Work required = Keep to the lines from the line containing "Convert this chart to Chart.js code." through the line containing "const BAR_DX = 5, BAR_DY = -4;": copy them exactly and leave every picture out.

[start of Given records]

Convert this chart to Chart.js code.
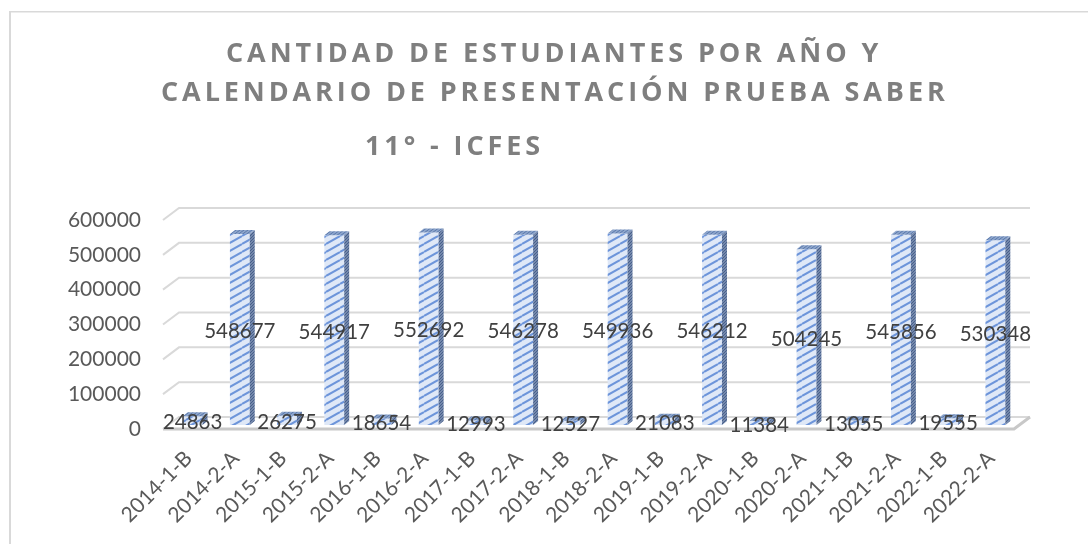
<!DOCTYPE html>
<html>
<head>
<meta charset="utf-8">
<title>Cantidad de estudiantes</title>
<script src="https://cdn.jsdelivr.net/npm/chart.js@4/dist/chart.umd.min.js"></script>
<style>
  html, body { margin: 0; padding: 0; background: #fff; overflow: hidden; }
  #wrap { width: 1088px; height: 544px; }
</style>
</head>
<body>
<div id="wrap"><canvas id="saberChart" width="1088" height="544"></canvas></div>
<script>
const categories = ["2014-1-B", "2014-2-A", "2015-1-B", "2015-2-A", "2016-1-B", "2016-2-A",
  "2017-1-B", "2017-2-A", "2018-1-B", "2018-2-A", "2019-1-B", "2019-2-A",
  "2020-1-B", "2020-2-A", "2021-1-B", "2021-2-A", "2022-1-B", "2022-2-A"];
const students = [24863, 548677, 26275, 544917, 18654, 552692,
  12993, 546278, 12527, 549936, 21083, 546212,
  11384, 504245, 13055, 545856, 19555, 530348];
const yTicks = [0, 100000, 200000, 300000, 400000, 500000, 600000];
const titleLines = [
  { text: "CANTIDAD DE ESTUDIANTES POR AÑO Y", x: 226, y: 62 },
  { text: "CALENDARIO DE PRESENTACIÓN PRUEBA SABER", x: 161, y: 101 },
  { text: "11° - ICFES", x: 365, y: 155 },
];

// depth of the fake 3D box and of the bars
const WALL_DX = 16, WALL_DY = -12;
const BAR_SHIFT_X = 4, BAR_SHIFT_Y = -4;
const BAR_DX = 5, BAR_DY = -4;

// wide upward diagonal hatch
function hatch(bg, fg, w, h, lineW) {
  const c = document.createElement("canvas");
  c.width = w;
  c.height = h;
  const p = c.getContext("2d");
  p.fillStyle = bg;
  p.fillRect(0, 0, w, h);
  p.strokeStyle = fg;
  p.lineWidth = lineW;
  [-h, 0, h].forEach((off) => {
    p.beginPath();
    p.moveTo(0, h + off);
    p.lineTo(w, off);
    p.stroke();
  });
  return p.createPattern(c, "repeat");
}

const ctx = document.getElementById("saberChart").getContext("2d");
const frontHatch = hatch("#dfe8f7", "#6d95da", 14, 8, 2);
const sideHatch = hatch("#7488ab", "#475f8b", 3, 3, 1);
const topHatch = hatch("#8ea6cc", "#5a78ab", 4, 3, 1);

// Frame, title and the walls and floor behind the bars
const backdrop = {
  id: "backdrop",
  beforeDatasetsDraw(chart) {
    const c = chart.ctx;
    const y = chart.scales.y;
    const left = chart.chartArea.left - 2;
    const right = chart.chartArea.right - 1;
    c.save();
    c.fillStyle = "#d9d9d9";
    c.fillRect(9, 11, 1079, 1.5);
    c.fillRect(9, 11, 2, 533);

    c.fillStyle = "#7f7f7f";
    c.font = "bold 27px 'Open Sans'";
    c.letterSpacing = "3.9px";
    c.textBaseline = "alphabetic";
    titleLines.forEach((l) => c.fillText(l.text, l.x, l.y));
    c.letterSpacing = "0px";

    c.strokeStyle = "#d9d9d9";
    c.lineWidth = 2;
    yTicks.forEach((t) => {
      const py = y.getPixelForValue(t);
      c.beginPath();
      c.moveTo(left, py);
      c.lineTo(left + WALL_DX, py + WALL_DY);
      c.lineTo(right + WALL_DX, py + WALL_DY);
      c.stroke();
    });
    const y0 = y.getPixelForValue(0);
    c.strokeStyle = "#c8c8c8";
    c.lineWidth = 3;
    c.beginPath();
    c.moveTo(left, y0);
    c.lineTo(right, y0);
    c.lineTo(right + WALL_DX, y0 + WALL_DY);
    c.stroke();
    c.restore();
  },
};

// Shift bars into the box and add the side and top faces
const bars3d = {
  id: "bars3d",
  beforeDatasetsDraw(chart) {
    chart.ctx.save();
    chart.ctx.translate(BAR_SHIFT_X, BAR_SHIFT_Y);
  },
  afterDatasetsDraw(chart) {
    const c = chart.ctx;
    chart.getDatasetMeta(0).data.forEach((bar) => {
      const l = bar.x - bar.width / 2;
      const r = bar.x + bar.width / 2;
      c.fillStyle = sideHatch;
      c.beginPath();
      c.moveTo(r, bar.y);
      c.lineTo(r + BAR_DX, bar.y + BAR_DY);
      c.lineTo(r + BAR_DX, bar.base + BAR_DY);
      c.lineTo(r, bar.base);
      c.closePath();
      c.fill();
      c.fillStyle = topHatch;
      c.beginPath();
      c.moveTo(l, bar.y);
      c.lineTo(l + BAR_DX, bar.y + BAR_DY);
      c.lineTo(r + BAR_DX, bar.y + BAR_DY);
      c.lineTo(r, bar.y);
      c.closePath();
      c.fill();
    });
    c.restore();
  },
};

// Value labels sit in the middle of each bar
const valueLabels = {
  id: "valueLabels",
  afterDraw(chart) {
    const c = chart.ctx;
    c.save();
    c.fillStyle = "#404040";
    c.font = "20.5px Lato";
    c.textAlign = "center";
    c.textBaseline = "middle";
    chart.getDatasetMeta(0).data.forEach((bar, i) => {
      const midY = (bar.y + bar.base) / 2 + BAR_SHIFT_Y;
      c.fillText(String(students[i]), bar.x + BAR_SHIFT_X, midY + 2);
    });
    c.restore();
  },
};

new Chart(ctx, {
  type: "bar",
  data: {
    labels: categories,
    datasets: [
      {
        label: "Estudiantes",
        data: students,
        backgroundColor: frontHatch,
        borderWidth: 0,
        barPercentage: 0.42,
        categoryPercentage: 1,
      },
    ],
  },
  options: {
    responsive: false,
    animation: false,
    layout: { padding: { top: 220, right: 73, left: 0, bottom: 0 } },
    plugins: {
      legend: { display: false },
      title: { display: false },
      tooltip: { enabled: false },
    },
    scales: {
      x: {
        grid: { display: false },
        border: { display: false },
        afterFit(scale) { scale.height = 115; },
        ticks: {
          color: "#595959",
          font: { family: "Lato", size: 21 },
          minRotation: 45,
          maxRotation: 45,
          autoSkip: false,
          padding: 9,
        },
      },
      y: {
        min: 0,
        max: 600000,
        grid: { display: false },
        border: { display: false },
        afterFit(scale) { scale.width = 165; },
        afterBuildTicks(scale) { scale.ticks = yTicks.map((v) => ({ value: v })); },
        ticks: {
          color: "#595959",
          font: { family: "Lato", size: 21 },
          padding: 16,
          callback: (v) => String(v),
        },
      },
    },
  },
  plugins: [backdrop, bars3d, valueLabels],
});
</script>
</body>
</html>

[end of Given records]
[start of Given records]

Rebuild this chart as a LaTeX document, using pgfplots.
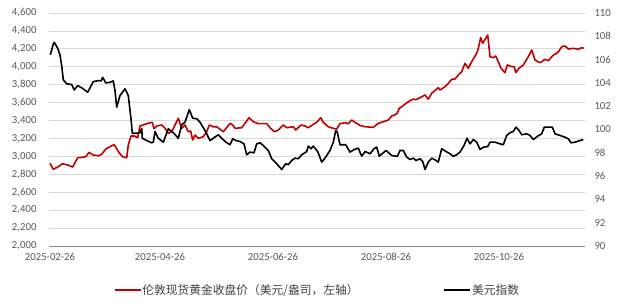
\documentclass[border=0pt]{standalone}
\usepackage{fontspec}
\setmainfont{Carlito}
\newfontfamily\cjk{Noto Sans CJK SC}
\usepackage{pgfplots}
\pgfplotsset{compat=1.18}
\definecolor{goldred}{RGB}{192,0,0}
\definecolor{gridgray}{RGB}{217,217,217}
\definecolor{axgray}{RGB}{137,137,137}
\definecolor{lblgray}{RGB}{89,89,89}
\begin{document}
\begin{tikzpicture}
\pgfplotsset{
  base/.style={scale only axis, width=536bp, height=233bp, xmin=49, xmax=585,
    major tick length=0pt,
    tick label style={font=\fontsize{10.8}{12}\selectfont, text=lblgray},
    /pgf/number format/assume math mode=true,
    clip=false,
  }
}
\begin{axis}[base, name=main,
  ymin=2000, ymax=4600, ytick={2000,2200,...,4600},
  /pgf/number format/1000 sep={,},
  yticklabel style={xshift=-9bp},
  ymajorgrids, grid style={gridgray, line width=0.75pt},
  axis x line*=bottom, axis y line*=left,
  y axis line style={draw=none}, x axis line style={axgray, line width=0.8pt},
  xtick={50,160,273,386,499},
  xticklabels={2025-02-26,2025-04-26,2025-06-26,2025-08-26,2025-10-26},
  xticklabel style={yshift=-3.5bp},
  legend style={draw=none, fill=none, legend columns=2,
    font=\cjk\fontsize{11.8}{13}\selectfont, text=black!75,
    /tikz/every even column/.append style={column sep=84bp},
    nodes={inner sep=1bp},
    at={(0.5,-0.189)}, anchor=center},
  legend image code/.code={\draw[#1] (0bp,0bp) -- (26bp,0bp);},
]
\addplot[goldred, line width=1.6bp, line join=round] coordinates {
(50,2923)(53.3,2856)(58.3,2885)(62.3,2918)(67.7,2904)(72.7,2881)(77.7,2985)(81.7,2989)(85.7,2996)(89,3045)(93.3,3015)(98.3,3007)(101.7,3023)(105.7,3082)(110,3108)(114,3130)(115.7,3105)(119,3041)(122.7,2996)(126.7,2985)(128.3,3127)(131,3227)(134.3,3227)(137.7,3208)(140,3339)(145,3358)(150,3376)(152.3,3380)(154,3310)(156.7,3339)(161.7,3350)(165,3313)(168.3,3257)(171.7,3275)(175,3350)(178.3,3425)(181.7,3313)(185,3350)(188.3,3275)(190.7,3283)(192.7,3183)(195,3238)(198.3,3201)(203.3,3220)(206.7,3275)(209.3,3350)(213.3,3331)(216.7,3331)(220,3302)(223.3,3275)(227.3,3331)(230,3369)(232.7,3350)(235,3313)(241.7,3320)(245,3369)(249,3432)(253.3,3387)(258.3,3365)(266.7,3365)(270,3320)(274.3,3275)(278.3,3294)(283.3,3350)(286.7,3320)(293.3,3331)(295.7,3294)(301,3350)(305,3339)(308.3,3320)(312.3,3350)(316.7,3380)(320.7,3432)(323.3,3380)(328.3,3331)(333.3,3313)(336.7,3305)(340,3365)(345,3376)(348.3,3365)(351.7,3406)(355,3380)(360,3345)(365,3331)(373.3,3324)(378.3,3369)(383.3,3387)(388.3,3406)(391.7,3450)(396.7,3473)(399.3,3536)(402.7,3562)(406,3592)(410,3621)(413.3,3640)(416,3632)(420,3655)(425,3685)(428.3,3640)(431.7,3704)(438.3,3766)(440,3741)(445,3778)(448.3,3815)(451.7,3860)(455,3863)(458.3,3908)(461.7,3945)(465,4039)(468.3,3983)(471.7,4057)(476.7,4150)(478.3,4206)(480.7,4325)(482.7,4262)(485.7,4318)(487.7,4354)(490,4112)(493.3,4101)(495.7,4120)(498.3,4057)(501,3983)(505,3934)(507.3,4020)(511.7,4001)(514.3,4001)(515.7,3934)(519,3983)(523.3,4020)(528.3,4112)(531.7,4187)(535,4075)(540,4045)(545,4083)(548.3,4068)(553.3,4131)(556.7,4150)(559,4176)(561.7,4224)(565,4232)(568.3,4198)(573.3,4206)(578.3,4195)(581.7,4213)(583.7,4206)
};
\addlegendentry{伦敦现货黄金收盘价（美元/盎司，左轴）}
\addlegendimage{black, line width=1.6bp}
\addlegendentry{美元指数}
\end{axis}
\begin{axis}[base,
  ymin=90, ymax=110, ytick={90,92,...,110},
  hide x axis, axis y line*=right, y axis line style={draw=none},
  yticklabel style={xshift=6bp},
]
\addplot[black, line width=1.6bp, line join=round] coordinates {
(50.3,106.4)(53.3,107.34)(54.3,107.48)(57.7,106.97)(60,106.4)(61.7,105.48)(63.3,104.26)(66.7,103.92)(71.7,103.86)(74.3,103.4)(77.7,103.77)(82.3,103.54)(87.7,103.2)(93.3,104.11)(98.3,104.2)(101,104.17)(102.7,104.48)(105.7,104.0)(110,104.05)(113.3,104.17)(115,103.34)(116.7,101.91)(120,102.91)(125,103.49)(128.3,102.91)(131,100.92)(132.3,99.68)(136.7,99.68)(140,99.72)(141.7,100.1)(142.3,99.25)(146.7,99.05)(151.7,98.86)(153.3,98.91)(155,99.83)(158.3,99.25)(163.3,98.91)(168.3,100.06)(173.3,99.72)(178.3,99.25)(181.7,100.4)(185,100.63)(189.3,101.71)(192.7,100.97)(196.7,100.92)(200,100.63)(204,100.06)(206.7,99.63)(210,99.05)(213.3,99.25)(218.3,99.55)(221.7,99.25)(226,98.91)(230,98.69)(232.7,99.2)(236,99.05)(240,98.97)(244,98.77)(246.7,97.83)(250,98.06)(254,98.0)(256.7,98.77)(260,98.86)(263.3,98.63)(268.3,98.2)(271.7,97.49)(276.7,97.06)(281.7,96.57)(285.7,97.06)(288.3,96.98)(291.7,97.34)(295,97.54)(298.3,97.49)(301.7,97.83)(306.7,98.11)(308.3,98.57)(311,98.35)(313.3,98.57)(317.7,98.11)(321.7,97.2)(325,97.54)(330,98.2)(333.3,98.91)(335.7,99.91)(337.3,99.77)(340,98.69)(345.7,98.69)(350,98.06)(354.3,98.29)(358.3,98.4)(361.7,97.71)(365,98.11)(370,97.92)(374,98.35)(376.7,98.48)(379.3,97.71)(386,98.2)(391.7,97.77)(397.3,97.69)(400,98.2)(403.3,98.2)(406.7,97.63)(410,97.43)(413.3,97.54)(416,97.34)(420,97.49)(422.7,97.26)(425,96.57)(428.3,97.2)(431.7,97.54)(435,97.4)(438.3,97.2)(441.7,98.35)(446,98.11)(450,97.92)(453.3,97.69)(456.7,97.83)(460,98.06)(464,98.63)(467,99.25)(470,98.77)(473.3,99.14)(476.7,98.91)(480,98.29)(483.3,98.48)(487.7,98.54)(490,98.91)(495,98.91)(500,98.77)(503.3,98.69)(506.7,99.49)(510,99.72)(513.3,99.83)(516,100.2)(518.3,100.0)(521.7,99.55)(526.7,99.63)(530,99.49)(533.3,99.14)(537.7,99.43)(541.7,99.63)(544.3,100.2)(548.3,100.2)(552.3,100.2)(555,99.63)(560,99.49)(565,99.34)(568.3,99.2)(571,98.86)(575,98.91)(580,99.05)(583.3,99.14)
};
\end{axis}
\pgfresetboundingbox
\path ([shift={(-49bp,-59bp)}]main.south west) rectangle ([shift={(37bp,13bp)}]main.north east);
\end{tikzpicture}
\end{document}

[end of Given records]

The output =
Convert this chart to Chart.js code.
<!DOCTYPE html>
<html>
<head>
<meta charset="utf-8">
<title>Cantidad de estudiantes</title>
<script src="https://cdn.jsdelivr.net/npm/chart.js@4/dist/chart.umd.min.js"></script>
<style>
  html, body { margin: 0; padding: 0; background: #fff; overflow: hidden; }
  #wrap { width: 1088px; height: 544px; }
</style>
</head>
<body>
<div id="wrap"><canvas id="saberChart" width="1088" height="544"></canvas></div>
<script>
const categories = ["2014-1-B", "2014-2-A", "2015-1-B", "2015-2-A", "2016-1-B", "2016-2-A",
  "2017-1-B", "2017-2-A", "2018-1-B", "2018-2-A", "2019-1-B", "2019-2-A",
  "2020-1-B", "2020-2-A", "2021-1-B", "2021-2-A", "2022-1-B", "2022-2-A"];
const students = [24863, 548677, 26275, 544917, 18654, 552692,
  12993, 546278, 12527, 549936, 21083, 546212,
  11384, 504245, 13055, 545856, 19555, 530348];
const yTicks = [0, 100000, 200000, 300000, 400000, 500000, 600000];
const titleLines = [
  { text: "CANTIDAD DE ESTUDIANTES POR AÑO Y", x: 226, y: 62 },
  { text: "CALENDARIO DE PRESENTACIÓN PRUEBA SABER", x: 161, y: 101 },
  { text: "11° - ICFES", x: 365, y: 155 },
];

// depth of the fake 3D box and of the bars
const WALL_DX = 16, WALL_DY = -12;
const BAR_SHIFT_X = 4, BAR_SHIFT_Y = -4;
const BAR_DX = 5, BAR_DY = -4;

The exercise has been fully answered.